IG slams VA for 'indifference' to laptop theft
The VA inspector general singles out the two top executives for mismanaging the department’s response to the potential loss of 26.5 million records of active and retired military personnel.
Officials at the Department of Veterans Affairs acted with indifference and little sense of urgency when someone stole a laptop computer and hard drive from a VA employee’s home May 3, according to a report by the department’s inspector general. The theft potentially exposed some 26.5 million records of active and retired military personnel.
The IG report was especially critical of Michael McLendon, then deputy assistant secretary for policy, who rewrote the employee’s account of the incident before passing it on to his superior, Dennis Duffy, former acting assistant secretary for policy, planning and preparedness.
According to the report, McLendon told Duffy of his intention to rewrite the document, which he submitted to Duffy May 8.
“Our review of Mr. McLendon’s revisions determined that his changes were an attempt to mitigate the risk of misuse of the stolen data,” the IG said. According to the report, McLendon suggested that a software program protected the stolen personal data by making access difficult. “This, however, was not the case,” the report states.
The report blames Duffy for failing to perceive the importance of the incident and not talking to the employee.
The IG said McLendon and Duffy bear responsibility “for the impact that their strained relationship, which both acknowledged,” may have had on the response to the incident. Both are no longer with VA.

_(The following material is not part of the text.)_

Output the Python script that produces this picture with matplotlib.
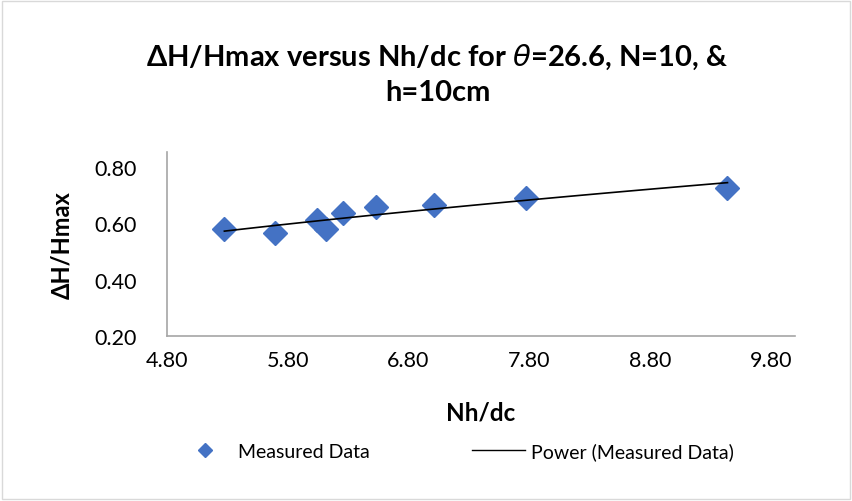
import numpy as np
import matplotlib
matplotlib.use("Agg")
import matplotlib.pyplot as plt
from matplotlib.lines import Line2D

nh_dc = [5.275, 5.696, 6.041, 6.118, 6.254, 6.530, 7.014, 7.774, 9.441]
dh_hmax = [0.579, 0.566, 0.613, 0.581, 0.636, 0.657, 0.666, 0.689, 0.727]
x_ticks = [4.80, 5.80, 6.80, 7.80, 8.80, 9.80]
y_ticks = [0.20, 0.40, 0.60, 0.80]

plt.rcParams['font.family'] = ['Lato', 'DejaVu Sans']

fig = plt.figure(figsize=(8.53, 5.02), dpi=100)
ax = fig.add_axes([0.1958, 0.3287, 0.932 - 0.1958, 0.695 - 0.3287])

blue = '#4472C4'
ax.plot(nh_dc, dh_hmax, linestyle='none', marker='D', markersize=12.5,
        color=blue, markeredgecolor=blue, zorder=3)

# power trend line y = a * x^b
b, loga = np.polyfit(np.log(nh_dc), np.log(dh_hmax), 1)
xs = np.linspace(min(nh_dc), max(nh_dc), 100)
ax.plot(xs, np.exp(loga) * xs ** b, color='black', linewidth=1.2, zorder=4)

ax.set_xlim(4.8, 10.0)
ax.set_ylim(0.2, 0.853)
ax.set_xticks(x_ticks)
ax.set_xticklabels([f"{v:.2f}" for v in x_ticks])
ax.set_yticks(y_ticks)
ax.set_yticklabels([f"{v:.2f}" for v in y_ticks])
ax.tick_params(axis='x', length=0, labelsize=15.5, colors='#000000', pad=10)
ax.tick_params(axis='y', length=0, labelsize=15.5, colors='#000000', pad=22)
for s in ['top', 'right']:
    ax.spines[s].set_visible(False)
for s in ['left', 'bottom']:
    ax.spines[s].set_color('#a6a6a6')
    ax.spines[s].set_linewidth(1.2)

ax.set_xlabel('Nh/dc', fontsize=17.5, fontweight='bold', labelpad=22)
ax.set_ylabel('ΔH/Hmax', fontsize=17, fontweight='bold', labelpad=15)

fig.text(0.513, 0.886, r'ΔH/Hmax versus Nh/dc for $\theta$=26.6, N=10, &',
         ha='center', va='center', fontsize=21, fontweight='bold')
fig.text(0.513, 0.814, 'h=10cm', ha='center', va='center', fontsize=21, fontweight='bold')

handles = [Line2D([], [], linestyle='none', marker='D', markersize=7.5, color=blue),
           Line2D([], [], color='black', linewidth=1.0)]
fig.legend(handles, ['Measured Data', 'Power (Measured Data)'], loc='center',
           bbox_to_anchor=(0.535, 0.1), ncol=2, frameon=False, fontsize=14,
           columnspacing=5.3, handlelength=2.7, handletextpad=0.3)

border = plt.Rectangle((0.002, 0.003), 0.994, 0.993, transform=fig.transFigure,
                       fill=False, edgecolor='#d9d9d9', linewidth=1)
fig.add_artist(border)

fig.savefig('out.png', dpi=100)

The IG also criticized John Baffa, deputy assistant secretary for security and law enforcement, and Thomas Bowman, chief of staff, for their lax response. The report notes that at nearly every step, VA officials “reacted with indifference and little sense of urgency or responsibility” to the data theft.

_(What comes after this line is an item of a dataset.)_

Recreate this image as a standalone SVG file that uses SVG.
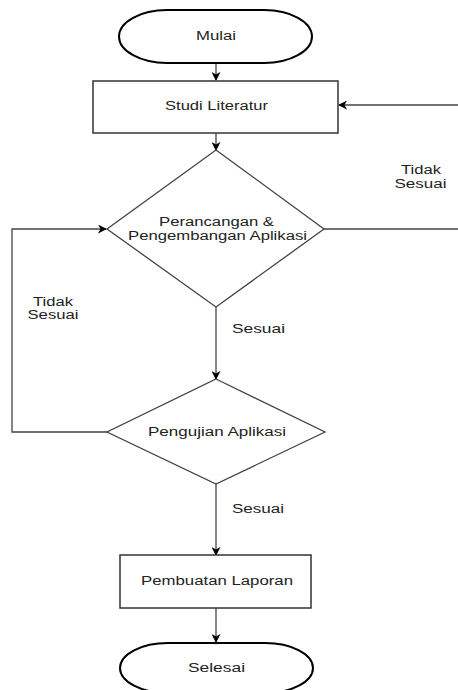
<svg xmlns="http://www.w3.org/2000/svg" width="458" height="690" viewBox="0 0 458 690">
<style>
text{font-family:"Liberation Sans",Arial,sans-serif;font-size:12px;fill:#222;text-anchor:middle}
.term{fill:#fff;stroke:#000;stroke-width:2}
.box{fill:#fff;stroke:#333;stroke-width:1.5}
.dec{fill:#fff;stroke:#444;stroke-width:1.3}
.edge{fill:none;stroke:#444;stroke-width:1.3}
</style>
<defs>
<marker id="arr" viewBox="0 0 10 10" refX="9" refY="5" markerWidth="9" markerHeight="9" markerUnits="userSpaceOnUse" orient="auto">
<path d="M0,0 L10,5 L0,10 L3,5 z" fill="#000"/>
</marker>
</defs>
<rect width="458" height="690" fill="#fff"/>
<g id="connectors">
<line class="edge" x1="216" y1="63" x2="216" y2="80" marker-end="url(#arr)"/>
<line class="edge" x1="216" y1="133" x2="216" y2="150" marker-end="url(#arr)"/>
<line class="edge" x1="216" y1="307" x2="216" y2="379" marker-end="url(#arr)"/>
<line class="edge" x1="216" y1="484" x2="216" y2="555" marker-end="url(#arr)"/>
<line class="edge" x1="216" y1="608" x2="216" y2="642" marker-end="url(#arr)"/>
<polyline class="edge" points="107,432 12,432 12,229 106,229" marker-end="url(#arr)"/>
<line class="edge" x1="324" y1="229" x2="460" y2="229"/>
<line class="edge" x1="460" y1="105" x2="339" y2="105" marker-end="url(#arr)"/>
<text x="421" y="174" textLength="40" lengthAdjust="spacingAndGlyphs">Tidak</text>
<text x="420.5" y="188" textLength="52" lengthAdjust="spacingAndGlyphs">Sesuai</text>
<text x="53" y="306" textLength="40" lengthAdjust="spacingAndGlyphs">Tidak</text>
<text x="53" y="319" textLength="51" lengthAdjust="spacingAndGlyphs">Sesuai</text>
<text x="258.5" y="333" textLength="53" lengthAdjust="spacingAndGlyphs">Sesuai</text>
<text x="258" y="513" textLength="52" lengthAdjust="spacingAndGlyphs">Sesuai</text>
</g>
<g id="mulai">
<rect class="term" x="119" y="10" width="193" height="53" rx="48" ry="26.5"/>
<text x="216" y="40" textLength="40" lengthAdjust="spacingAndGlyphs">Mulai</text>
</g>
<g id="studi">
<rect class="box" x="93" y="81" width="245" height="52"/>
<text x="216.5" y="110" textLength="103" lengthAdjust="spacingAndGlyphs">Studi Literatur</text>
</g>
<g id="perancangan">
<polygon class="dec" points="216,150 324,229 216,307 107,229"/>
<text x="216.5" y="226" textLength="115" lengthAdjust="spacingAndGlyphs">Perancangan &amp;</text>
<text x="217.5" y="240" textLength="179" lengthAdjust="spacingAndGlyphs">Pengembangan Aplikasi</text>
</g>
<g id="pengujian">
<polygon class="dec" points="216,379 325,432 216,484 107,432"/>
<text x="217" y="436" textLength="138" lengthAdjust="spacingAndGlyphs">Pengujian Aplikasi</text>
</g>
<g id="pembuatan">
<rect class="box" x="120" y="555" width="191" height="53"/>
<text x="217" y="585" textLength="152" lengthAdjust="spacingAndGlyphs">Pembuatan Laporan</text>
</g>
<g id="selesai">
<rect class="term" x="120" y="643" width="193" height="50" rx="48" ry="25"/>
<text x="216.5" y="672" textLength="57" lengthAdjust="spacingAndGlyphs">Selesai</text>
</g>
</svg>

It states that 12 days after receiving the incident report, the VA Security Operations Center, which is responsible for assessing and resolving information security incidents, still had made “no meaningful progress in assessing the magnitude of the event.”

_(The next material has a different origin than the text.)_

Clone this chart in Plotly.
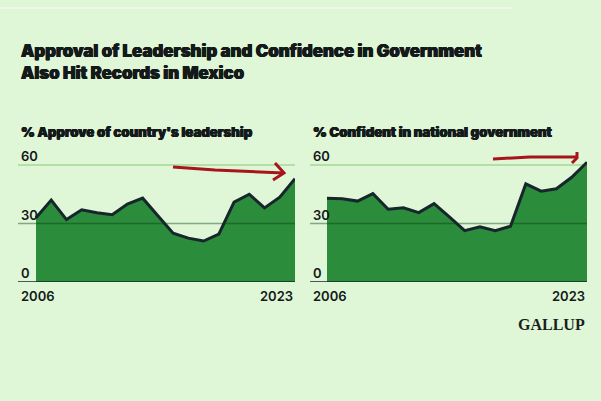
import plotly.graph_objects as go

years = list(range(2006, 2024))
approve_leadership = [33, 42, 32, 37, 35.5, 34.5, 40, 43, 34, 25, 22.5, 21, 24.5, 41, 45, 38, 43.5, 53]
confident_government = [43, 42.7, 41.5, 45.3, 37.3, 38.1, 35.6, 40.2, 33.4, 26.3, 28.3, 26.3, 28.6, 50.3, 46.6, 47.8, 53.7, 61.4]
y_ticks = [0, 30, 60]
x_tick_labels = ["2006", "2023"]
subtitles = ["% Approve of country's leadership", "% Confident in national government"]
title_text = "Approval of Leadership and Confidence in Government<br>Also Hit Records in Mexico"

W, H = 601, 401
BG = "#dff6d7"
FILL = "#2b8c3c"
LINE = "#17262b"
TXT = "#141a1a"
FONT = "Inter"
THICK = "0.45px 0 0 #141a1a, -0.45px 0 0 #141a1a, 0 0.3px 0 #141a1a"

def px(x):
    return x / W

def py(y):
    return 1 - y / H

fig = go.Figure()

panels = [
    dict(xref="x", yref="y", left=18, right=295, start=36, data=approve_leadership, sub=subtitles[0]),
    dict(xref="x2", yref="y2", left=310, right=587, start=327, data=confident_government, sub=subtitles[1]),
]
y_bottom, y_top_val, px_per_unit = 282, 64, 1.95
y_dom = [py(y_bottom), py(y_bottom - y_top_val * px_per_unit)]

for i, p in enumerate(panels):
    fig.add_trace(go.Scatter(
        x=years, y=p["data"], mode="lines", fill="tozeroy",
        fillcolor=FILL, line=dict(color=LINE, width=3),
        xaxis=p["xref"], yaxis=p["yref"], hoverinfo="skip", showlegend=False))
    pxyr = (p["right"] - p["start"]) / (years[-1] - years[0])
    x0 = years[0] - (p["start"] - p["left"]) / pxyr
    axkey = "xaxis" if i == 0 else "xaxis2"
    aykey = "yaxis" if i == 0 else "yaxis2"
    fig.update_layout(**{
        axkey: dict(domain=[px(p["left"]), px(p["right"])], range=[x0, years[-1]],
                    visible=False, anchor=p["yref"]),
        aykey: dict(domain=y_dom, range=[0, y_top_val], visible=False, anchor=p["xref"]),
    })
    dom = p["xref"] + " domain"
    fig.add_shape(type="line", xref=dom, yref=p["yref"], x0=0, x1=1, y0=60, y1=60,
                  line=dict(color="#a6d897", width=1.5), layer="below")
    fig.add_shape(type="line", xref=dom, yref=p["yref"], x0=0, x1=1, y0=30, y1=30,
                  line=dict(color="rgba(5,60,15,0.42)", width=1.5), layer="above")
    fig.add_shape(type="line", xref=dom, yref=p["yref"], x0=0, x1=1, y0=0, y1=0,
                  line=dict(color=LINE, width=1.6), layer="above")
    for t in y_ticks:
        fig.add_annotation(x=px(p["left"] + 1), xref="paper", xanchor="left",
                           y=t, yref=p["yref"], yanchor="middle", yshift=9,
                           text=str(t), showarrow=False,
                           font=dict(family=FONT, size=13, color=TXT, weight=600))
    fig.add_annotation(x=px(p["left"] + 1), xref="paper", xanchor="left",
                       y=py(296), yref="paper", yanchor="middle",
                       text=x_tick_labels[0], showarrow=False,
                       font=dict(family=FONT, size=13, color=TXT, weight=600))
    fig.add_annotation(x=px(p["right"]), xref="paper", xanchor="right",
                       y=py(296), yref="paper", yanchor="middle",
                       text=x_tick_labels[1], showarrow=False,
                       font=dict(family=FONT, size=13, color=TXT, weight=600))
    fig.add_annotation(x=px(p["left"] + 1), xref="paper", xanchor="left",
                       y=py(132), yref="paper", yanchor="middle",
                       text=p["sub"], showarrow=False,
                       font=dict(family=FONT, size=13.2, color=TXT, weight=900, shadow=THICK))

fig.add_annotation(x=px(19), xref="paper", xanchor="left", y=py(39), yref="paper",
                   yanchor="top", text=title_text, showarrow=False, align="left",
                   font=dict(family=FONT, size=16.8, color=TXT, weight=900, shadow=THICK))

fig.add_annotation(x=px(587), xref="paper", xanchor="right", y=py(324), yref="paper",
                   yanchor="middle", text="GALLUP", showarrow=False,
                   font=dict(family="Liberation Serif", size=16, color="#1a1f1c", weight=700))

RED = "#a8141b"
def path(points):
    return "M " + " L ".join(f"{px(x)},{py(y)}" for x, y in points)

fig.add_shape(type="path", xref="paper", yref="paper",
              path=path([(173, 167), (215, 170), (284, 173)]),
              line=dict(color=RED, width=3), layer="above")
fig.add_shape(type="path", xref="paper", yref="paper",
              path=path([(275, 163), (284, 173), (273, 180)]),
              line=dict(color=RED, width=3), layer="above")
fig.add_shape(type="path", xref="paper", yref="paper",
              path=path([(493, 159), (530, 157), (577, 157)]),
              line=dict(color=RED, width=3), layer="above")
fig.add_shape(type="path", xref="paper", yref="paper",
              path=path([(577, 152), (577, 158), (572, 163)]),
              line=dict(color=RED, width=3), layer="above")

fig.add_shape(type="line", xref="paper", yref="paper", x0=0, x1=px(512), y0=py(8), y1=py(8),
              line=dict(color="rgba(255,255,255,0.8)", width=1.2))

fig.update_layout(width=W, height=H, margin=dict(l=0, r=0, t=0, b=0),
                  paper_bgcolor=BG, plot_bgcolor="rgba(0,0,0,0)", showlegend=False)

fig.write_html("out.html", config={"displayModeBar": False},
               post_script="document.body.style.margin='0';document.body.style.background='" + BG + "';")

According to the IG, an external drive carried the personal records and was stolen with the employee’s laptop, which did not contain VA data. The FBI recovered the laptop and drive nearly two months later.
The IG report said that although the employee had authorized access to veterans’ personal data at work, supervisors were unaware that he had been using the records at home since 2003 for a self-initiated project. The supervisors insisted they would not have authorized him to take home such large amounts of VA data.
The report states that the employee used extremely poor judgment and failed to encrypt the data or use a password to protect it. “The serious error in judgment is one for which the employee is personally accountable,” it states.
It notes that the VA “has already proposed administrative action” against the employee, but he will not be prosecuted for criminal activity.
The “VA has embarked on a course of action to wholly improve its cyber and information security programs,” VA Secretary Jim Nicholson said in a statement issued today. “The IG’s report confirms that we must continue with our aggressive efforts to reform the current system.”
“VA remains unwavering in its resolve to become the leader in protecting personal information, training and educating our employees in best practices, and establishing a culture that always puts the safekeeping of veterans’ personal information first,” Nicholson said.
Senate Veterans’ Affairs Committee chairman Larry Craig (R-Idaho) said the report is “a stinging indictment of a security system that was lax to nonexistent.”
“I want VA to spell out exactly what they have done and what they intend to do to protect the data of our nation’s veterans,” Craig said.
Craig has scheduled a committee hearing July 20, and Nicholson and IG George Opfer will testify.
The FBI has told the VA that it has completed its forensics examination of the laptop and hard drive.
“The FBI has indicated to VA that it has a high degree of confidence -- based on the results of the forensic tests and other information gathered during the investigation -- that the sensitive files were not accessed or compromised,” VA spokesman Matthew Burns said in a statement.